### Exercise brief
Count every line of the listing where the string "this" occurs, and reply with the count alone.

### Supplied data
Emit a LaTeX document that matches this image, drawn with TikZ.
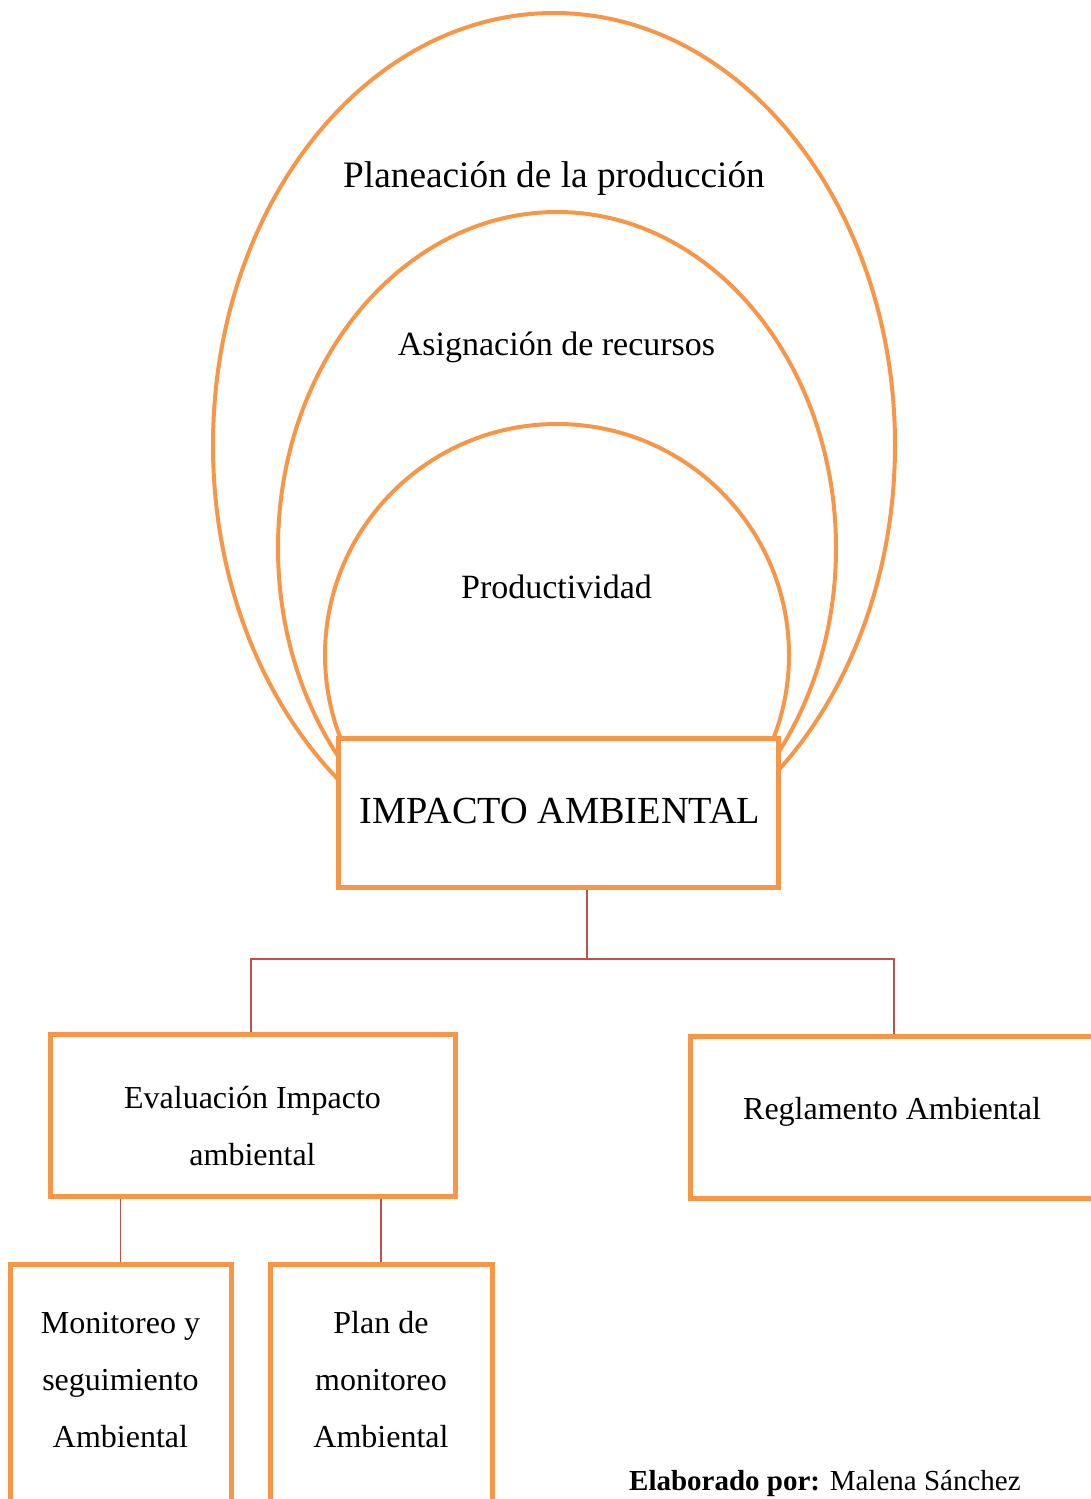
\documentclass[tikz,border=0pt]{standalone}
\usepackage{fontspec}
\setmainfont{Liberation Serif}
\usetikzlibrary{shapes.geometric,calc}
\definecolor{boxorange}{HTML}{F79646}
\definecolor{linkred}{HTML}{C0504D}
\tikzset{
  ring/.style={ellipse, draw=boxorange, line width=4pt, inner sep=0pt},
  framebox/.style={rectangle, draw=boxorange, line width=5pt, inner sep=0pt, fill=white},
  link/.style={draw=linkred, line width=1.8pt},
  bigtext/.style={font=\fontsize{37.3}{44}\selectfont, inner sep=0pt, anchor=base},
  midtext/.style={font=\fontsize{34}{40}\selectfont, inner sep=0pt, anchor=base},
  boxtext/.style={font=\fontsize{32}{57}\selectfont, inner sep=0pt, align=center, anchor=base},
}
\begin{document}
\begin{tikzpicture}[x=1pt, y=-1pt]
\useasboundingbox (0,0) rectangle (1091,1499);
\clip (0,0) rectangle (1091,1499);

% nested rings
\node[ring, minimum width=682pt, minimum height=864pt] (outer) at (554,445) {};
\node[ring, minimum width=558pt, minimum height=672pt] (middle) at (557,548) {};
\node[ring, minimum width=464pt, minimum height=462pt] (inner) at (557,655) {};

\node[bigtext] (tplan) at (554,187) {Planeación de la producción};
\node[midtext] (tasig) at (556.5,355) {Asignación de recursos};
\node[midtext] (tprod) at (556.5,598) {Productividad};

% central box
\node[framebox, minimum width=440pt, minimum height=149pt] (imp) at (558,812.5) {};
\node[bigtext, font=\fontsize{38.3}{44}\selectfont] (timp) at (560,823) {IMPACTO AMBIENTAL};

% second level (multi-line text is anchored at the baseline of its last line)
\node[framebox, minimum width=405pt, minimum height=162pt] (eval) at (252.5,1115) {};
\node[boxtext] (teval) at (252.5,1165) {Evaluación Impacto\\ambiental};
\node[framebox, minimum width=420pt, minimum height=162pt] (regl) at (900,1117) {};
\node[boxtext] (tregl) at (892,1119) {Reglamento Ambiental};

% third level
\node[framebox, minimum width=221pt, minimum height=256pt] (mon) at (120.5,1392) {};
\node[boxtext] (tmon) at (120.5,1447) {Monitoreo y\\seguimiento\\Ambiental};
\node[framebox, minimum width=222pt, minimum height=256pt] (plan) at (381,1392) {};
\node[boxtext] (tplanm) at (381,1447) {Plan de\\monitoreo\\Ambiental};

% connectors
\coordinate (hub) at (587,959);
\coordinate (jl) at (251,959);
\coordinate (jr) at (894,959);
\draw[link] (hub |- imp.south) -- (hub);
\draw[link] (jl |- eval.north) -- (jl) -- (jr) -- (jr |- regl.north);
\draw[link] (eval.south -| mon.north) -- (mon.north);
\draw[link] (eval.south -| plan.north) -- (plan.north);

% credit line
\node[font=\fontsize{29}{35}\selectfont, inner sep=0pt, anchor=base west] (credit) at (629,1490) {\textbf{Elaborado por:} Malena Sánchez};
\end{tikzpicture}
\end{document}
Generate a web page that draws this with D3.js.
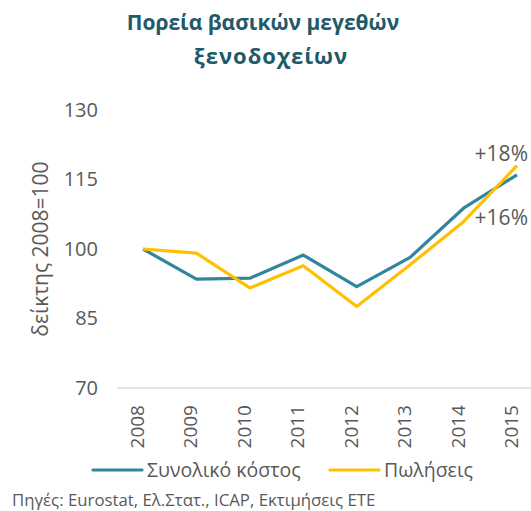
<!DOCTYPE html>
<html>
<head>
<meta charset="utf-8">
<script src="https://cdn.jsdelivr.net/npm/d3@7"></script>
<style>
  body { margin: 0; background: #fff; }
  svg text { font-family: "Open Sans", sans-serif; fill: #595959; }
</style>
</head>
<body>
<div id="chart"></div>
<script>
'use strict';
const years = ['2008', '2009', '2010', '2011', '2012', '2013', '2014', '2015'];
const totalCost = [100, 93.5, 93.7, 98.7, 91.9, 98.2, 108.8, 116];
const sales = [100, 99.1, 91.6, 96.4, 87.6, 96.6, 105.9, 118];
const yTicks = [70, 85, 100, 115, 130];
const seriesNames = ['Συνολικό κόστος', 'Πωλήσεις'];

((d3) => {
    const width = 531;
    const height = 511;
    const colors = ['#31859C', '#FFC000'];

    const svg = d3.select('#chart')
        .append('svg')
        .attr('width', width)
        .attr('height', height);

//title
    const title = svg.append('text')
        .attr('text-anchor', 'middle')
        .style('font-weight', 'bold')
        .style('font-size', '21px')
        .style('fill', '#215968');
    title.append('tspan').attr('x', 263).attr('y', 30).text('Πορεία βασικών μεγεθών');
    title.append('tspan').attr('x', 271).attr('y', 64)
        .style('letter-spacing', '1px')
        .style('font-size', '22px')
        .text('ξενοδοχείων');

//scales
    const x = d3.scalePoint()
        .domain(years)
        .range([143, 517]);
    const y = d3.scaleLinear()
        .domain([70, 130])
        .range([388, 110]);

//y axis (labels only)
    const yAxis = svg.append('g')
        .attr('transform', 'translate(98,0)')
        .call(d3.axisLeft(y).tickValues(yTicks).tickSize(0).tickPadding(0));
    yAxis.select('.domain').remove();
    yAxis.selectAll('text')
        .style('font-size', '20px')
        .style('font-family', '"Open Sans", sans-serif')
        .attr('fill', '#595959');

    svg.append('text')
        .attr('transform', 'translate(48,' + y(100) + ') rotate(-90)')
        .attr('text-anchor', 'middle')
        .style('font-size', '21px')
        .text('δείκτης 2008=100');

//x axis
    svg.append('line')
        .attr('x1', 117)
        .attr('x2', width)
        .attr('y1', y(70))
        .attr('y2', y(70))
        .attr('stroke', '#d9d9d9')
        .attr('stroke-width', 1.3);

    svg.selectAll('.xlabel')
        .data(years)
        .enter()
        .append('text')
        .attr('class', 'xlabel')
        .attr('transform', (d) => 'translate(' + x(d) + ',' + (y(70) + 17) + ') rotate(-90)')
        .attr('text-anchor', 'end')
        .attr('dy', '0.05em')
        .style('font-size', '19px')
        .text((d) => d);

//lines
    const line = d3.line()
        .x((d, i) => x(years[i]))
        .y((d) => y(d));

    svg.selectAll('.series')
        .data([totalCost, sales])
        .enter()
        .append('path')
        .attr('class', 'series')
        .attr('d', line)
        .attr('fill', 'none')
        .attr('stroke', (d, i) => colors[i])
        .attr('stroke-width', 3.2)
        .attr('stroke-linejoin', 'round');

//end labels
    const last = years.length - 1;
    svg.append('text')
        .attr('x', 528)
        .attr('y', y(sales[last]) - 5)
        .attr('text-anchor', 'end')
        .style('font-size', '21px')
        .text('+' + Math.round(sales[last] - 100) + '%');
    svg.append('text')
        .attr('x', 528)
        .attr('y', y(totalCost[last]) + 50)
        .attr('text-anchor', 'end')
        .style('font-size', '21px')
        .text('+' + Math.round(totalCost[last] - 100) + '%');

//legend
    const legendX = [93, 330];
    const legend = svg.selectAll('.legend')
        .data(seriesNames)
        .enter()
        .append('g')
        .attr('class', 'legend')
        .attr('transform', (d, i) => 'translate(' + legendX[i] + ',470)');
    legend.append('line')
        .attr('x1', 0)
        .attr('x2', 49)
        .attr('stroke', (d, i) => colors[i])
        .attr('stroke-width', 3.2)
        .attr('stroke-linecap', 'round');
    legend.append('text')
        .attr('x', 54)
        .attr('dy', '0.35em')
        .style('font-size', '19.5px')
        .text((d) => d);

//source
    svg.append('text')
        .attr('x', 12)
        .attr('y', 506)
        .style('font-size', '16.8px')
        .text('Πηγές: Eurostat, Ελ.Στατ., ICAP, Εκτιμήσεις ΕΤΕ');

})(window.d3);
</script>
</body>
</html>
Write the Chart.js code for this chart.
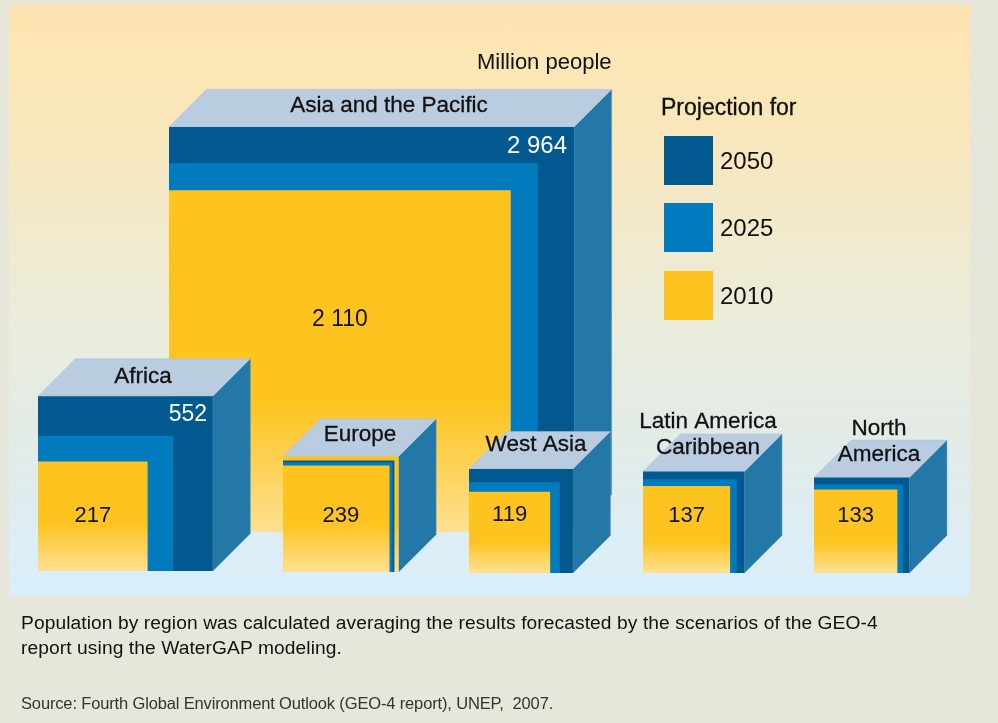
<!DOCTYPE html>
<html>
<head>
<meta charset="utf-8">
<title>Population by region</title>
<script src="https://cdn.jsdelivr.net/npm/chart.js@4"></script>
<style>
  html, body { margin: 0; padding: 0; }
  body { width: 998px; height: 723px; background: #e7e6da; position: relative; overflow: hidden;
         font-family: "Liberation Sans", sans-serif; color: #111; }
  #panel { position: absolute; left: 9px; top: 5px; width: 961px; height: 590px;
           background: linear-gradient(to bottom, #fde5b0 0%, #f9e7ba 20%, #e9ecdf 58%, #e3ebe6 72%, #d9eefb 100%); }
  #chart { position: absolute; left: 0; top: 0; }
  .txt { position: absolute; white-space: nowrap; }
  .swatch { position: absolute; left: 664px; width: 49px; height: 49px; }
</style>
</head>
<body>
<div id="panel"></div>
<canvas id="chart" width="998" height="723"></canvas>
<div class="txt" style="left:477px;top:49px;font-size:22px">Million people</div>
<div class="txt" style="left:661px;top:94px;font-size:23px;-webkit-text-stroke:0.3px #111">Projection for</div>
<div id="legend"></div>
<div class="txt" style="left:21px;top:610px;font-size:19.2px;letter-spacing:0.09px;line-height:25px">Population by region was calculated averaging the results forecasted by the scenarios of the GEO-4<br>report using the WaterGAP modeling.</div>
<div class="txt" style="left:21px;top:694px;font-size:16.5px;letter-spacing:-0.15px;color:#333">Source: Fourth Global Environment Outlook (GEO-4 report), UNEP,&nbsp; 2007.</div>
<script>
const regions = ["Asia and the Pacific", "Africa", "Europe", "West Asia", "Latin America\nCaribbean", "North\nAmerica"];
const pop2050 = [2964, 552, 222, 195, 186, 174];
const pop2025 = [2458, 331, 215, 149, 159, 151];
const pop2010 = [2110, 217, 239, 119, 137, 133];
// Europe shrinks, so its 2010 square sits behind the others and shows again in front
const pop2010Front = [null, null, 203, null, null, null];
const years = ["2050", "2025", "2010"];

// layout only, in scale units (1 unit = 1px)
const boxLeft = [169, 38, 283, 469, 643, 814];
const boxBase = [191, 152, 151, 150, 150, 150];
const boxScale = [1, 1, 1.005, 1, 1, 0.972];
const fadeLength = [130, 48, 48, 32, 32, 32];
const labelCenter = [389, 143, 360, 536, 708, 879];
const labelTop = [[106], [377], [435], [445], [422, 448], [429, 455]];
const valueY = [320, 516, 516, 515, 516, 516];
const totalAt = [[567, 146], [207, 415]];
const DEPTH = 37.5;
const PX_PER_ROOT = 7.44;

const colors = { 2050: "#01598f", 2025: "#017abe", 2010: "#fdc41f", side: "#2378a8", top: "#b9cce0" };

function side(value, i) {
  return PX_PER_ROOT * boxScale[i] * Math.sqrt(value);
}

function face(value, i, color, fade) {
  const l = boxLeft[i], b = boxBase[i], s = side(value, i);
  return { data: [{ x: l, y: b }, { x: l + s, y: b }, { x: l + s, y: b + s }, { x: l, y: b + s }],
           fill: color, fade };
}

const polygons = [];
regions.forEach((name, i) => {
  const biggest = Math.max(pop2050[i], pop2025[i], pop2010[i]);
  const l = boxLeft[i], b = boxBase[i], s = side(biggest, i);
  polygons.push({ data: [{ x: l + s, y: b }, { x: l + s + DEPTH, y: b + DEPTH }, { x: l + s + DEPTH, y: b + s + DEPTH }, { x: l + s, y: b + s }],
                  fill: colors.side, edge: "#4f90b8" });
  polygons.push({ data: [{ x: l, y: b + s }, { x: l + s, y: b + s }, { x: l + s + DEPTH, y: b + s + DEPTH }, { x: l + DEPTH, y: b + s + DEPTH }],
                  fill: colors.top, edge: "#a5bfd8" });
  const layers = [[pop2050[i], colors[2050], 0], [pop2025[i], colors[2025], 0], [pop2010[i], colors[2010], fadeLength[i]]];
  if (pop2010Front[i]) layers.push([pop2010Front[i], colors[2010], fadeLength[i]]);
  layers.sort((a, b2) => b2[0] - a[0]);
  layers.forEach(layer => polygons.push(face(layer[0], i, layer[1], layer[2])));
});

// fills each dataset as a closed shape, using the pixels the scales gave its points
const polygonFill = {
  id: "polygonFill",
  beforeDatasetDraw(chart, args) {
    const ds = chart.data.datasets[args.index];
    const pts = args.meta.data;
    const ctx = chart.ctx;
    ctx.save();
    ctx.beginPath();
    pts.forEach((p, n) => (n ? ctx.lineTo(p.x, p.y) : ctx.moveTo(p.x, p.y)));
    ctx.closePath();
    if (ds.fade) {
      const bottom = pts[0].y;
      const top = pts[2].y;
      const stop = 1 - ds.fade / (bottom - top);
      const g = ctx.createLinearGradient(0, top, 0, bottom);
      g.addColorStop(0, ds.polyFill);
      g.addColorStop(stop, ds.polyFill);
      g.addColorStop(1, "#fee092");
      ctx.fillStyle = g;
    } else {
      ctx.fillStyle = ds.polyFill;
    }
    ctx.fill();
    if (ds.edge) {
      ctx.strokeStyle = ds.edge;
      ctx.lineWidth = 0.5;
      ctx.stroke();
    }
    ctx.restore();
    return false;
  },
  afterDraw(chart) {
    const ctx = chart.ctx;
    const xs = chart.scales.x;
    ctx.save();
    ctx.textAlign = "center";
    ctx.textBaseline = "middle";
    ctx.fillStyle = "#111";
    ctx.strokeStyle = "#111";
    ctx.lineWidth = 0.3;
    regions.forEach((name, i) => {
      ctx.font = "22.5px 'Liberation Sans', sans-serif";
      name.split("\n").forEach((line, n) => {
        ctx.fillText(line, labelCenter[i], labelTop[i][n]);
        ctx.strokeText(line, labelCenter[i], labelTop[i][n]);
      });
      ctx.font = i === 0 ? "23px 'Liberation Sans', sans-serif" : "22px 'Liberation Sans', sans-serif";
      const label = String(pop2010[i]).replace(/(\d)(\d{3})$/, "$1 $2");
      ctx.fillText(label, xs.getPixelForValue(boxLeft[i] + side(pop2010[i], i) / 2), valueY[i]);
    });
    ctx.fillStyle = "#fff";
    ctx.textAlign = "right";
    ctx.font = "24px 'Liberation Sans', sans-serif";
    ctx.fillText("2 964", totalAt[0][0], totalAt[0][1]);
    ctx.font = "23px 'Liberation Sans', sans-serif";
    ctx.fillText(String(pop2050[1]), totalAt[1][0], totalAt[1][1]);
    ctx.restore();
  }
};

new Chart(document.getElementById("chart"), {
  type: "scatter",
  data: {
    datasets: polygons.map((p, n) => ({
      data: p.data,
      polyFill: p.fill,
      edge: p.edge,
      fade: p.fade,
      order: -n,
      pointRadius: 0,
      showLine: false
    }))
  },
  options: {
    responsive: false,
    animation: false,
    events: [],
    layout: { padding: 0 },
    plugins: { legend: { display: false }, tooltip: { enabled: false } },
    scales: {
      x: { type: "linear", min: 0, max: 998, display: false },
      y: { type: "linear", min: 0, max: 723, display: false }
    }
  },
  plugins: [polygonFill]
});

const swatchTop = [136, 203, 271];
years.forEach((year, i) => {
  const box = document.createElement("div");
  box.className = "swatch";
  box.style.top = swatchTop[i] + "px";
  box.style.background = colors[year];
  document.getElementById("legend").appendChild(box);
  const text = document.createElement("div");
  text.className = "txt";
  text.textContent = year;
  text.style.cssText = "left:720px;font-size:24px;top:" + (swatchTop[i] + 11) + "px";
  document.getElementById("legend").appendChild(text);
});
</script>
</body>
</html>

### Complete response
3